Of course, the decline in service quality is likely because workers aren’t getting the resources they need to run a store the way they used to. Pew asked staff and chief HR officers what they believed the top hurdle to satisfying customers was, and their shared answer was staffing (at 42% and 30%, respectively). 

A major reason why customer-service employees leave in the first place, though, is because of difficult customers, which worsen already stressful conditions. In other words, acting out might intensify the issue that Karens are so worried about. “Elevated customer expectations have fed a cycle in which employees burn out, deliver worse customer service, and quit their job—which consequently leads to staffing problems and more unhappy customers,” says Wigert.

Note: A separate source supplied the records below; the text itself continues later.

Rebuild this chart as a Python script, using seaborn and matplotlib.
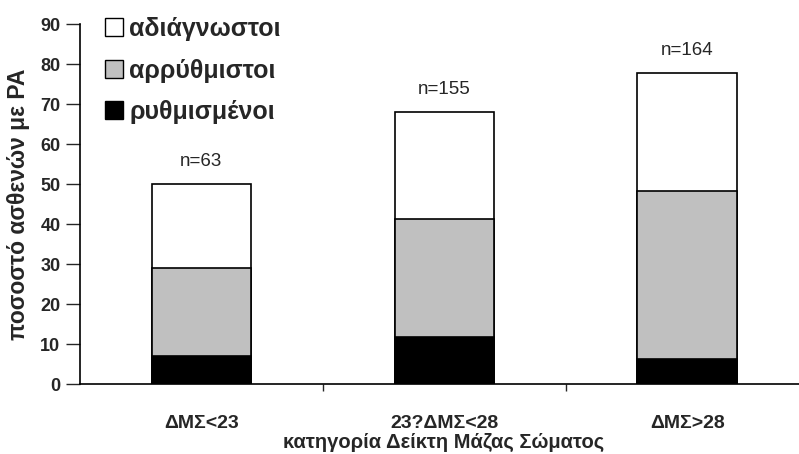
import matplotlib
matplotlib.use('Agg')
import matplotlib.pyplot as plt
from matplotlib.patches import Patch
import numpy as np
import pandas as pd
import seaborn as sns

# data
categories = ['ΔΜΣ<23', '23?ΔΜΣ<28', 'ΔΜΣ>28']
rythmismenoi = [7.0, 11.8, 6.2]
arrythmistoi = [22.0, 29.4, 42.1]
adiagnostoi = [21.0, 26.9, 29.4]
n_labels = ['n=63', 'n=155', 'n=164']
series_names = ['αδιάγνωστοι', 'αρρύθμιστοι', 'ρυθμισμένοι']
series_colors = ['white', '#c0c0c0', 'black']

sns.set_style('white')
plt.rcParams['font.family'] = ['Liberation Sans', 'DejaVu Sans']

df = pd.DataFrame({
    'cat': categories,
    'black': rythmismenoi,
    'gray': np.array(rythmismenoi) + np.array(arrythmistoi),
    'total': np.array(rythmismenoi) + np.array(arrythmistoi) + np.array(adiagnostoi),
})

fig = plt.figure(figsize=(7.99, 4.54), dpi=100)
ax = fig.add_axes([0.1, 0.154, 0.9, 0.793])

bar_w = 0.41
for col, color in [('total', 'white'), ('gray', '#c0c0c0'), ('black', 'black')]:
    sns.barplot(data=df, x='cat', y=col, color=color, width=bar_w,
                edgecolor='black', linewidth=1.2, saturation=1, ax=ax)

for i, lab in enumerate(n_labels):
    ax.text(i, df['total'][i] + 5.6, lab, ha='center', va='center', fontsize=13.5)

ax.set_ylim(0, 90)
ax.set_xlim(-0.5, 2.46)
ax.set_yticks(range(0, 91, 10))
ax.set_xticks(range(len(categories)))
ax.set_xticklabels(categories, fontweight='bold', fontsize=14)
ax.set_xticks([0.5, 1.5], minor=True)
ax.tick_params(axis='x', which='major', length=0, pad=22)
ax.tick_params(axis='x', which='minor', length=5, width=1, direction='out', bottom=True)
ax.tick_params(axis='y', length=10, width=1, direction='out', left=True,
               labelsize=13, pad=4)
for t in ax.get_yticklabels():
    t.set_fontweight('bold')

ax.set_ylabel('ποσοστό ασθενών με PA', fontweight='bold', fontsize=16.5)
ax.yaxis.set_label_coords(-0.07, 0.5)
ax.set_xlabel('κατηγορία Δείκτη Μάζας Σώματος', fontweight='bold', fontsize=14.5)
ax.xaxis.set_label_coords(0.506, -0.136)

sns.despine(ax=ax, top=True, right=True)
for side in ['left', 'bottom']:
    ax.spines[side].set_linewidth(1.2)
    ax.spines[side].set_color('black')

handles = [Patch(facecolor=c, edgecolor='black', linewidth=1) for c in series_colors]
leg = fig.legend(handles, series_names, loc='upper left', bbox_to_anchor=(0.103, 1.012),
                 frameon=False, prop={'weight': 'bold', 'size': 18},
                 handlelength=0.72, handleheight=0.72, handletextpad=0.25,
                 labelspacing=0.7, borderpad=0.4)

fig.savefig('out.png', dpi=100)
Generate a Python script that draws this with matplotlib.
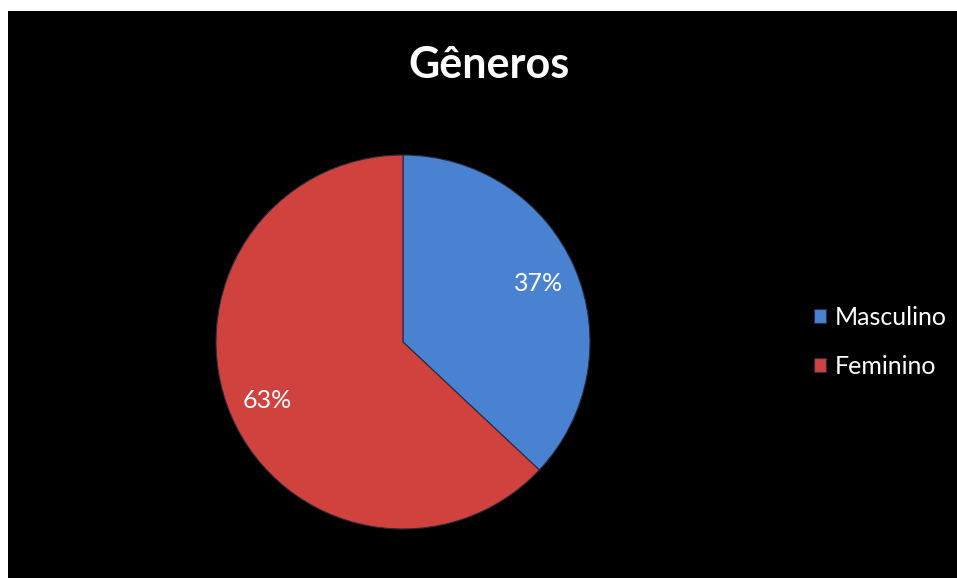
import matplotlib.pyplot as plt
from matplotlib.patches import Rectangle

categorias = ['Masculino', 'Feminino']
valores = [37, 63]
cores = ['#4A82D2', '#CF423E']

fig = plt.figure(figsize=(9.57, 5.78), dpi=100)
fig.patch.set_facecolor('white')

# black chart area
fig.patches.append(Rectangle((8 / 957, 0), 1, (578 - 11) / 578,
                             transform=fig.transFigure, facecolor='black',
                             edgecolor='none', zorder=-5))

W, H = 957, 578
cx, cy, r = 403, 342, 187
ax = fig.add_axes([(cx - r) / W, (H - cy - r) / H, 2 * r / W, 2 * r / H])
ax.set_zorder(2)
ax.set_facecolor('none')

wedges, texts, autotexts = ax.pie(
    valores, colors=cores, startangle=90, counterclock=False,
    autopct='%1.0f%%', pctdistance=0.79,
    wedgeprops=dict(edgecolor='#2a2a3a', linewidth=0.8),
    textprops=dict(color='white', fontsize=18, family='Lato'))
ax.set_xlim(-1, 1)
ax.set_ylim(-1, 1)
ax.set_aspect('equal')

fig.text(489 / W, 1 - 65 / H, 'Gêneros', color='white', fontsize=31,
         fontweight='bold', family='Lato', ha='center', va='center')

leg = fig.legend(wedges, categorias, loc='center left',
                 bbox_to_anchor=(791 / W, 1 - 342 / H), frameon=False,
                 handlelength=0.5, handleheight=0.5, handletextpad=0.35,
                 labelspacing=1.05, prop=dict(family='Lato', size=18))
leg.set_zorder(3)
for t in leg.get_texts():
    t.set_color('white')

fig.savefig('out.png', dpi=100, facecolor=fig.get_facecolor())
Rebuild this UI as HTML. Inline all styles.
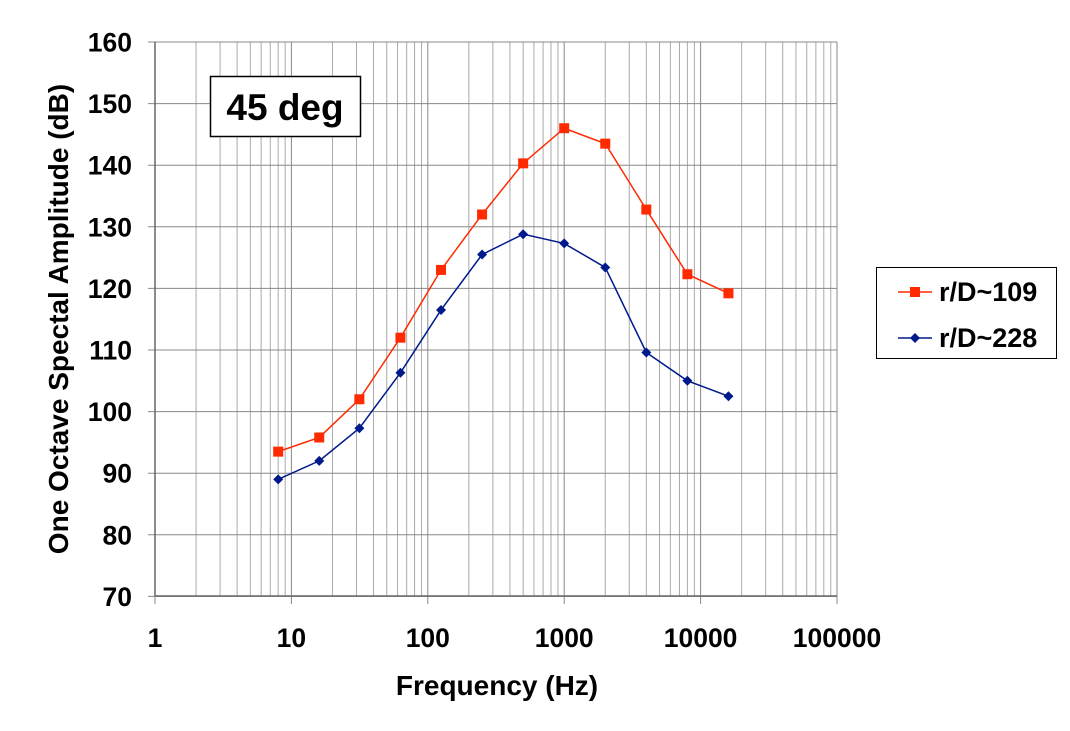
<!DOCTYPE html>
<html><head><meta charset="utf-8"><style>
html,body{margin:0;padding:0;background:#fff;}
svg{display:block;font-family:"Liberation Sans",Arial,sans-serif;font-weight:bold;}
</style></head><body>
<svg id="s" width="1070" height="731" xmlns="http://www.w3.org/2000/svg"></svg>
<script>
var s=document.getElementById('s');
var X0=155,DEC=136.4,Y0=42,DY=6.16;
function X(f){return X0+Math.log10(f)*DEC;}
function Y(v){return Y0+(160-v)*DY;}
var h='';
for(var d=0;d<5;d++)for(var m=2;m<=9;m++){var x=X(m*Math.pow(10,d));h+='<line x1="'+x+'" y1="42" x2="'+x+'" y2="596" stroke="#aaa" stroke-width="1"/>';}
for(var d=0;d<=5;d++){var x=X(Math.pow(10,d));h+='<line x1="'+x+'" y1="42" x2="'+x+'" y2="596" stroke="#888" stroke-width="1"/>';
h+='<line x1="'+x+'" y1="596" x2="'+x+'" y2="604" stroke="#888"/>';
h+='<text x="'+x+'" y="647" font-size="26.5" text-anchor="middle">'+Math.pow(10,d)+'</text>';}
for(var v=70;v<=160;v+=10){var y=Y(v);h+='<line x1="148" y1="'+y+'" x2="837" y2="'+y+'" stroke="#888" stroke-width="1"/>';
h+='<text x="132" y="'+(y+9.5)+'" font-size="26.5" text-anchor="end">'+v+'</text>';}
h+='<line x1="155" y1="42" x2="155" y2="596" stroke="#666" stroke-width="1.5"/>';
h+='<line x1="155" y1="596" x2="837" y2="596" stroke="#666" stroke-width="1.5"/>';
var f=[8,16,31.5,63,125,250,500,1000,2000,4000,8000,16000];
var r=[93.5,95.8,102,112,123,132,140.3,146,143.5,132.8,122.3,119.2];
var b=[89,92,97.3,106.3,116.5,125.5,128.8,127.3,123.4,109.6,105,102.5];
function pts(a){return f.map(function(q,i){return X(q)+','+Y(a[i]);}).join(' ');}
h+='<polyline points="'+pts(r)+'" fill="none" stroke="#ff2a00" stroke-width="1.5"/>';
h+='<polyline points="'+pts(b)+'" fill="none" stroke="#001a8c" stroke-width="1.5"/>';
f.forEach(function(q,i){var x=X(q),y=Y(r[i]);h+='<rect x="'+(x-5)+'" y="'+(y-5)+'" width="10" height="10" fill="#ff2a00"/>';
y=Y(b[i]);h+='<polygon points="'+x+','+(y-5)+' '+(x+5)+','+y+' '+x+','+(y+5)+' '+(x-5)+','+y+'" fill="#001a8c"/>';});
h+='<rect x="210.5" y="76.5" width="150" height="60" fill="#fff" stroke="#000" stroke-width="1.5"/>';
h+='<text x="285" y="120" font-size="37" text-anchor="middle">45 deg</text>';
h+='<rect x="876.5" y="267.5" width="180" height="91" fill="#fff" stroke="#000" stroke-width="1"/>';
h+='<line x1="898" y1="292" x2="932" y2="292" stroke="#ff2a00" stroke-width="1.5"/><rect x="910" y="287" width="10" height="10" fill="#ff2a00"/>';
h+='<text x="939" y="301" font-size="27">r/D~109</text>';
h+='<line x1="898" y1="338" x2="932" y2="338" stroke="#001a8c" stroke-width="1.5"/><polygon points="915,333 920,338 915,343 910,338" fill="#001a8c"/>';
h+='<text x="939" y="347" font-size="27">r/D~228</text>';
h+='<text x="497" y="695" font-size="28" text-anchor="middle">Frequency (Hz)</text>';
h+='<text transform="translate(68,319) rotate(-90)" font-size="28" text-anchor="middle">One Octave Spectal Amplitude (dB)</text>';
s.innerHTML=h;
</script>
</body></html>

The customer experience has gone through some growing pains, and change tends to make adults act out. Dealing with an influx of new technology, like self-checkout kiosks and tipping tablets, some customers have become confused about the new norms, which might lead to them acting out more. And a long period of inflation has not likely helped sweeten America’s grumpy customers. While high prices have recently ebbed, many have reported within the last year that they’re living paycheck to paycheck. Of course, inflation isn’t dictated by front-facing customer service employees, but it gets the customer acting a little differently, and perhaps more demanding.

“Let’s say you go into a grocery store, and you’re not able to find the items you typically get, or the costs have suddenly skyrocketed,” Melanie Morrison, professor of psychology at the University of Saskatchewan, told BBC. “That increases frustration, worries and anxiety.”